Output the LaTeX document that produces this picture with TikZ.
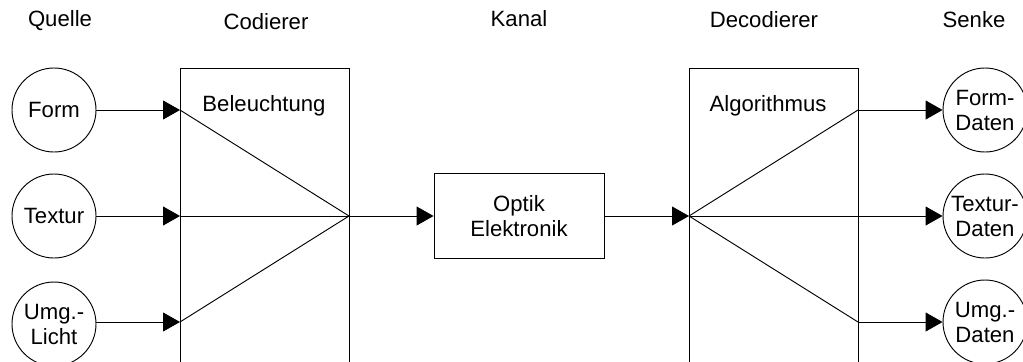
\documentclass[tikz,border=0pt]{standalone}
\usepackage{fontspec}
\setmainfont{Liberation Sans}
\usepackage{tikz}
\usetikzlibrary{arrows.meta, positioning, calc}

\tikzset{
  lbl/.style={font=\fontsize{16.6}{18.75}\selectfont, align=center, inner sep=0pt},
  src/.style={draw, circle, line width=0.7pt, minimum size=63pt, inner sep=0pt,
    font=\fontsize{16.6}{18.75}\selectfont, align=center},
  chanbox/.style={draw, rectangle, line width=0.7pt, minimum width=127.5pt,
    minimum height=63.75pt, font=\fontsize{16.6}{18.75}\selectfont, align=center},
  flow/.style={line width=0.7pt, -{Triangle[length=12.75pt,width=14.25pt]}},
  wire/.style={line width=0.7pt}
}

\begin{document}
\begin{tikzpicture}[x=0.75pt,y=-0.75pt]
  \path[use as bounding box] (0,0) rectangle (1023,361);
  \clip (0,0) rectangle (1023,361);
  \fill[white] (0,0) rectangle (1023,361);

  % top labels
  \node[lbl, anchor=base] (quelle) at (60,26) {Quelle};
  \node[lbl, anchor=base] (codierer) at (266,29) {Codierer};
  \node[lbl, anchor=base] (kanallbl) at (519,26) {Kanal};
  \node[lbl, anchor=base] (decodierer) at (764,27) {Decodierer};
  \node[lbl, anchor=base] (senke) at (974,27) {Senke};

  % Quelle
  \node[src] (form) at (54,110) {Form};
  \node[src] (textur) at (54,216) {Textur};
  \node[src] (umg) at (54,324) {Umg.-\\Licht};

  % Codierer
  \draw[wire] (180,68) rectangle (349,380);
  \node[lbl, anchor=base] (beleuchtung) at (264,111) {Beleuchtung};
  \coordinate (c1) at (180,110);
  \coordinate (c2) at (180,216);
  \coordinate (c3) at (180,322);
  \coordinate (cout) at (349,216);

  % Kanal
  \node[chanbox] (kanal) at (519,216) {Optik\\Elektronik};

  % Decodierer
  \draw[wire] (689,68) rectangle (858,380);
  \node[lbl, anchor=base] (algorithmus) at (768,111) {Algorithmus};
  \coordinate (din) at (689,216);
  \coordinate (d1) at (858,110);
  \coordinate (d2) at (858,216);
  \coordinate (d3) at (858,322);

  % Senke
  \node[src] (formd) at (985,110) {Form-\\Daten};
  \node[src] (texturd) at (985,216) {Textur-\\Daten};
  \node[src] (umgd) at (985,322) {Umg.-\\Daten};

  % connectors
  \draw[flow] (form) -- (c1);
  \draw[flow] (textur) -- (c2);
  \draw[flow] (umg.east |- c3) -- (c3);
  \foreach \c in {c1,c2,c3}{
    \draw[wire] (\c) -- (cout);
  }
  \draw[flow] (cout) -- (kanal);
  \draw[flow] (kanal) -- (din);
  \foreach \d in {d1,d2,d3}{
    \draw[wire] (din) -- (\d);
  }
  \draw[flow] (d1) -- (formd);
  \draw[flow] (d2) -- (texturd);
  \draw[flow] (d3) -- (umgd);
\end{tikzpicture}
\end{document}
==================================================
> **PROBLEM DESCRIPTION**: Repeat the listing above from its first line through the line that contains "(kanal) at (519,216)", both included, and nothing more. Drop the pictures.

> **WORKED ANSWER**:
Output the LaTeX document that produces this picture with TikZ.
\documentclass[tikz,border=0pt]{standalone}
\usepackage{fontspec}
\setmainfont{Liberation Sans}
\usepackage{tikz}
\usetikzlibrary{arrows.meta, positioning, calc}

\tikzset{
  lbl/.style={font=\fontsize{16.6}{18.75}\selectfont, align=center, inner sep=0pt},
  src/.style={draw, circle, line width=0.7pt, minimum size=63pt, inner sep=0pt,
    font=\fontsize{16.6}{18.75}\selectfont, align=center},
  chanbox/.style={draw, rectangle, line width=0.7pt, minimum width=127.5pt,
    minimum height=63.75pt, font=\fontsize{16.6}{18.75}\selectfont, align=center},
  flow/.style={line width=0.7pt, -{Triangle[length=12.75pt,width=14.25pt]}},
  wire/.style={line width=0.7pt}
}

\begin{document}
\begin{tikzpicture}[x=0.75pt,y=-0.75pt]
  \path[use as bounding box] (0,0) rectangle (1023,361);
  \clip (0,0) rectangle (1023,361);
  \fill[white] (0,0) rectangle (1023,361);

  % top labels
  \node[lbl, anchor=base] (quelle) at (60,26) {Quelle};
  \node[lbl, anchor=base] (codierer) at (266,29) {Codierer};
  \node[lbl, anchor=base] (kanallbl) at (519,26) {Kanal};
  \node[lbl, anchor=base] (decodierer) at (764,27) {Decodierer};
  \node[lbl, anchor=base] (senke) at (974,27) {Senke};

  % Quelle
  \node[src] (form) at (54,110) {Form};
  \node[src] (textur) at (54,216) {Textur};
  \node[src] (umg) at (54,324) {Umg.-\\Licht};

  % Codierer
  \draw[wire] (180,68) rectangle (349,380);
  \node[lbl, anchor=base] (beleuchtung) at (264,111) {Beleuchtung};
  \coordinate (c1) at (180,110);
  \coordinate (c2) at (180,216);
  \coordinate (c3) at (180,322);
  \coordinate (cout) at (349,216);

  % Kanal
  \node[chanbox] (kanal) at (519,216) {Optik\\Elektronik};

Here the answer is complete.